Our results contradict with previous findings [80]; we did not observe reduced growth of nodulated plants compared to fertilized plants. The more recent studies support the significant interacting effects of inoculation on N [8184], chlorophyll, crude protein, fiber, and carbohydrate contents [85] in soybean shoot.

The plant mobilizes a large quantity of N from vegetative tissue to meet the demand for seed N at pod filling stage [86]. It is evident from the data that seeds in both treatments contain more N than leaves (Figure 5), though N content was higher in leaves than in roots in both treatments. Marenco and Lopes [87] found similar results. The nodule numbers and root mass were consistent with the results found by Mosharof Hossain et al. [88].

Inoculation of B. japonicum strain enhanced the nodule formation, vegetative growth, and N uptake in soybean plants. Crude protein content is in the range of those observed by Alam et al. [67]. They further described that BNF is the main nitrogen source for seed protein content. In our results, crude protein content was 20.28% higher than noninoculated seed. Egamberdiyeva et al. [81, 82] also found similar results.

The TC% content was also significantly higher in the host plant in spite of providing C sources derived from plant photosynthesis to endosymbiont [89]. The experiment confirms that seed N reserves of inoculated seeds were as high as the treatments where mineral fertilizer was supplied. This may be attributed to the efficient transfer of mobile N and C from the vegetative part (leaf) to the reproductive part (seed) [90]. Rhizobia have fulfilled the N demand of the plant at different growth stages. Thus, earlier findings cannot be confirmed where N at the pod filling stage is exclusively supplied only by the soil [91]. Increasing N2 fixation rates during the pod fill period, especially between stages R5 and R6, leads to the possibility of simultaneously improving yield and protein content [66].

The total N% content of IS treatment was statistically nonsignificant, which reveals that nodule formation did not affect the absorption and transport patterns of absorbed in the roots [61].

4.3. BNF and Soil Carbon Sequestration

Significant reduction was observed at R4 and R8 stages than R2 (Figure 1).

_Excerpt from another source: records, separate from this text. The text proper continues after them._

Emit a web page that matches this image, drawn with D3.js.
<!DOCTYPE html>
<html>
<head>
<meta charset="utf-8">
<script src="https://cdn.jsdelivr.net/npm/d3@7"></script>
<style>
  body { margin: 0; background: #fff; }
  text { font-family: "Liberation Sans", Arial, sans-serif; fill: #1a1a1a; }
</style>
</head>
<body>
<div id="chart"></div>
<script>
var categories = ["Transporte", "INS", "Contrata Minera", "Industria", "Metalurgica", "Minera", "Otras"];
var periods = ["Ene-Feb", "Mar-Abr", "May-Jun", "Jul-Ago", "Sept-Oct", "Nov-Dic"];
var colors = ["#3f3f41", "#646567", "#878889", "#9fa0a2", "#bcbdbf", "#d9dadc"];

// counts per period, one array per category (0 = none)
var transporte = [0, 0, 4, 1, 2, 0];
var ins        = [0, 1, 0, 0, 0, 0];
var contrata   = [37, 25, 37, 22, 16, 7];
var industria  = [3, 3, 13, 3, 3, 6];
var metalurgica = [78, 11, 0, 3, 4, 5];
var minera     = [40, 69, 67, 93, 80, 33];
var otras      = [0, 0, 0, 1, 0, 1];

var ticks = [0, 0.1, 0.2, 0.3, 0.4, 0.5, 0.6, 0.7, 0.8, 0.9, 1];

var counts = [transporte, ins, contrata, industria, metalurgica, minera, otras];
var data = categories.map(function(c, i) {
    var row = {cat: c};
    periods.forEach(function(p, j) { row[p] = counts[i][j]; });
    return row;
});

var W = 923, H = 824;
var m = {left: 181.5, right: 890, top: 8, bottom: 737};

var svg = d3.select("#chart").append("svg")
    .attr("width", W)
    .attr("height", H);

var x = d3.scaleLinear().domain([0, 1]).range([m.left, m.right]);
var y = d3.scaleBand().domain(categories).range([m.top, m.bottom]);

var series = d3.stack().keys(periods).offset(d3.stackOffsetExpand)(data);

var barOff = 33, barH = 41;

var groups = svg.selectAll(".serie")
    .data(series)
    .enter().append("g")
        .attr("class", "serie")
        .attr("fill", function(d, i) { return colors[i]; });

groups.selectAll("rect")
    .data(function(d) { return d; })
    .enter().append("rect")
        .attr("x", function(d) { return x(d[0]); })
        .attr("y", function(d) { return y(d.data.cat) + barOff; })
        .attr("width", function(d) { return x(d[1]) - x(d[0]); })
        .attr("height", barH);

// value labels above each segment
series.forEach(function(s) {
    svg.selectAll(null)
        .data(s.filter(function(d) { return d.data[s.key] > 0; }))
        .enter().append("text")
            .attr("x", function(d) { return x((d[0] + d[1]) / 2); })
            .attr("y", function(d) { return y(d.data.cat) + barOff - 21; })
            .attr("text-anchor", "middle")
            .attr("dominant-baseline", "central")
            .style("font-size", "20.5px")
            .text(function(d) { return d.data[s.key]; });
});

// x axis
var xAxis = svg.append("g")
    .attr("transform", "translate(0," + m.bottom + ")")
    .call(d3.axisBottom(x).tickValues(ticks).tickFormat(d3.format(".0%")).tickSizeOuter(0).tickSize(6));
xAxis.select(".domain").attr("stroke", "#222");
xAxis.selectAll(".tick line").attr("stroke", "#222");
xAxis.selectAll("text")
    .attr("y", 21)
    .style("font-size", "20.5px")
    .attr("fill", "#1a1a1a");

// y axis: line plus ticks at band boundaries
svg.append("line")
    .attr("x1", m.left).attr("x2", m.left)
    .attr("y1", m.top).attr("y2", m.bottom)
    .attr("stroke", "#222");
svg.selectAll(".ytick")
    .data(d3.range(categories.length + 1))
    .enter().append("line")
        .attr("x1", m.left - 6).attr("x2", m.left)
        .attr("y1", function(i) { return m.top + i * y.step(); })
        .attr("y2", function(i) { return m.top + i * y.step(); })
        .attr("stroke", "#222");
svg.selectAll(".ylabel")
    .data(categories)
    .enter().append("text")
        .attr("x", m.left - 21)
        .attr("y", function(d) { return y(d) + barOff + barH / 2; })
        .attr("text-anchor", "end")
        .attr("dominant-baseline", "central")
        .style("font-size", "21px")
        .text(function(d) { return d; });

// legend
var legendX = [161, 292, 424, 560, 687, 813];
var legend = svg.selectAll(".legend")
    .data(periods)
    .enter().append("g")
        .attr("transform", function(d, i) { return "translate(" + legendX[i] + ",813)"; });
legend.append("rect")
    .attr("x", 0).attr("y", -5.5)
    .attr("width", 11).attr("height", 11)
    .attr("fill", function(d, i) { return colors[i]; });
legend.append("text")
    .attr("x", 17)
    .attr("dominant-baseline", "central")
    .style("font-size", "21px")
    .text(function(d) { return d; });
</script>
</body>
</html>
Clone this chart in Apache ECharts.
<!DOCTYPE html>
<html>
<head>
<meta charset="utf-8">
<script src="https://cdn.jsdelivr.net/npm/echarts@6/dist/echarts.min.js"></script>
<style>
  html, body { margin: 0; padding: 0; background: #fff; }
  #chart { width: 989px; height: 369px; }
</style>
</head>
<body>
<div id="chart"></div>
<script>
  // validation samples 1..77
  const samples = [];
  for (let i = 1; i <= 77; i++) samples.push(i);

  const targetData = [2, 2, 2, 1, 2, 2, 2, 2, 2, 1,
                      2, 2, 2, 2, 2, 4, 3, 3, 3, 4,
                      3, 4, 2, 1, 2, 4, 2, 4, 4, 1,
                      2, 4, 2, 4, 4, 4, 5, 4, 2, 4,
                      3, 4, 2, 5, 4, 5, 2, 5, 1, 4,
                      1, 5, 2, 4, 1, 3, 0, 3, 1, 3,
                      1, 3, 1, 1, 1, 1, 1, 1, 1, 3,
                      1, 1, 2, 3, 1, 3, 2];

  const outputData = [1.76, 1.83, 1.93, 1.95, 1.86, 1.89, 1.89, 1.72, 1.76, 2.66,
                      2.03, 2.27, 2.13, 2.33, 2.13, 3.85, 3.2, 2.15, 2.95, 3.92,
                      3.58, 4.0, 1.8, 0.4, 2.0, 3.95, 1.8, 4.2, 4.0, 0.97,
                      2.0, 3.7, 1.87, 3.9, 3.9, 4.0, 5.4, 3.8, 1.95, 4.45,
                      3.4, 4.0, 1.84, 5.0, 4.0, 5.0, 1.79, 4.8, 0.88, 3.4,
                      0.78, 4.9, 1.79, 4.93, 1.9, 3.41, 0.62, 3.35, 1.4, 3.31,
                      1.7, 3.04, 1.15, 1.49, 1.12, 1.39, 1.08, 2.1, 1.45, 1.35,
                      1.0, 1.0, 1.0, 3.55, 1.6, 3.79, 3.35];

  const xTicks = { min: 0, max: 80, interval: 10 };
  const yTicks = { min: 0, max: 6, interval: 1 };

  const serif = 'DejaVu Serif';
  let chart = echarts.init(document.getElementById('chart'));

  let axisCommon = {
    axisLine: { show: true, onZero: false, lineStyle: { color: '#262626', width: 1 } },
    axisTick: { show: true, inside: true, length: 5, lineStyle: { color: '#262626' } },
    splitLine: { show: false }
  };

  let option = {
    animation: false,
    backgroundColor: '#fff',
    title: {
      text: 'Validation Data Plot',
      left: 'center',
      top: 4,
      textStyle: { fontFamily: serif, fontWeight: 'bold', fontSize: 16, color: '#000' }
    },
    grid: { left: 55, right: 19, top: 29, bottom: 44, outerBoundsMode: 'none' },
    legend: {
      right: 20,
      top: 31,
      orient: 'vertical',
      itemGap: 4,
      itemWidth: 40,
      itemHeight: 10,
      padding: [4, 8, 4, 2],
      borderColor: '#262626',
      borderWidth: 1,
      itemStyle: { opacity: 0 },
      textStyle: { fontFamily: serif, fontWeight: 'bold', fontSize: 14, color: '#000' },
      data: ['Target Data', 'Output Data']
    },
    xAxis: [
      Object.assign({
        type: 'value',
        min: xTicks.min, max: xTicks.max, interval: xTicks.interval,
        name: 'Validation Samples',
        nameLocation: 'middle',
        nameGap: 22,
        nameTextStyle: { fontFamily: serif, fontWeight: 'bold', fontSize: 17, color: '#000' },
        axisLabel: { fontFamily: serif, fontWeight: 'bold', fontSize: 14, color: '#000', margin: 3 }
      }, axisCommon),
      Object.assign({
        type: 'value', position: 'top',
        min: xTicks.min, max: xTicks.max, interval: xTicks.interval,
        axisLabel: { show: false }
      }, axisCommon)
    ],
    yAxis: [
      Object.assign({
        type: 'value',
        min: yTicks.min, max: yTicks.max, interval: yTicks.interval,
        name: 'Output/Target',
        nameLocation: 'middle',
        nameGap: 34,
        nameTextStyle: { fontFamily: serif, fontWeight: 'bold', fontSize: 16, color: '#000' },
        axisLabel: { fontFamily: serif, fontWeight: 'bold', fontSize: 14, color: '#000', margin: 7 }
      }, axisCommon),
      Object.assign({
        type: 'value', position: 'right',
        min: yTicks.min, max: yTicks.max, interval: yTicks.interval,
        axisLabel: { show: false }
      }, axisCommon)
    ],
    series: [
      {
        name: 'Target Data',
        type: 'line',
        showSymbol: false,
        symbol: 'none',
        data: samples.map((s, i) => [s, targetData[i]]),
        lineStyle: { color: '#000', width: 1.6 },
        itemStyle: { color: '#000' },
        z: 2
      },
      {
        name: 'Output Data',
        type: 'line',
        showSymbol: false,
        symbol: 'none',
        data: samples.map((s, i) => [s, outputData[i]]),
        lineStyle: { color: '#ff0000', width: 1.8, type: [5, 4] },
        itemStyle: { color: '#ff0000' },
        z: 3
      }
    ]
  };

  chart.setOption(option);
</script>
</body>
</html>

The TC% content of roots of IS and NIS treatments was also not significantly different than each other (Figure 1). It can not be concluded that BNF process can sequester C. Decomposition and C release from nodules depend on the C/N ratio of the nodules. The nodules generally contain C/N ratio less than 1, which is likely prone to decomposition and releasing rapid C and N. Such rapid release can be an energy source for heterotrophs and can enhance N2O emissions later on. Besides nodules, leaves contain also low C/N ratio that can also increase N2O emissions after incorporation. The roots, however, in our analysis contain C/N ratio greater than 20 (Figure 5) in both treatments [33].

5. Conclusion

It is concluded that N2O emissions from the rhizobia inoculated treatment were significantly higher than rhizobia free soils. Clearly, the BNF process due to release of H2 during fixation stimulated the heterotrophs including B. japonicum, accelerating organic matter decomposition. Besides this, the denitrifying capability of B. japonicum also enhances N2O emissions. Nodule senescence and decomposition during late growing stages and residues decomposition after harvest can also produce substantial N2O. The C/N ratio of soybean residues, either inoculated or noninoculated seeds, can sequester carbon but enhance N2O emissions. Similar studies with different rhizobial strains are suggested to investigate their denitrifying capabilities to enhance N2O emissions during BNF process.

Conflict of Interests

The author declares that there is no conflict of interests regarding the publication of this paper.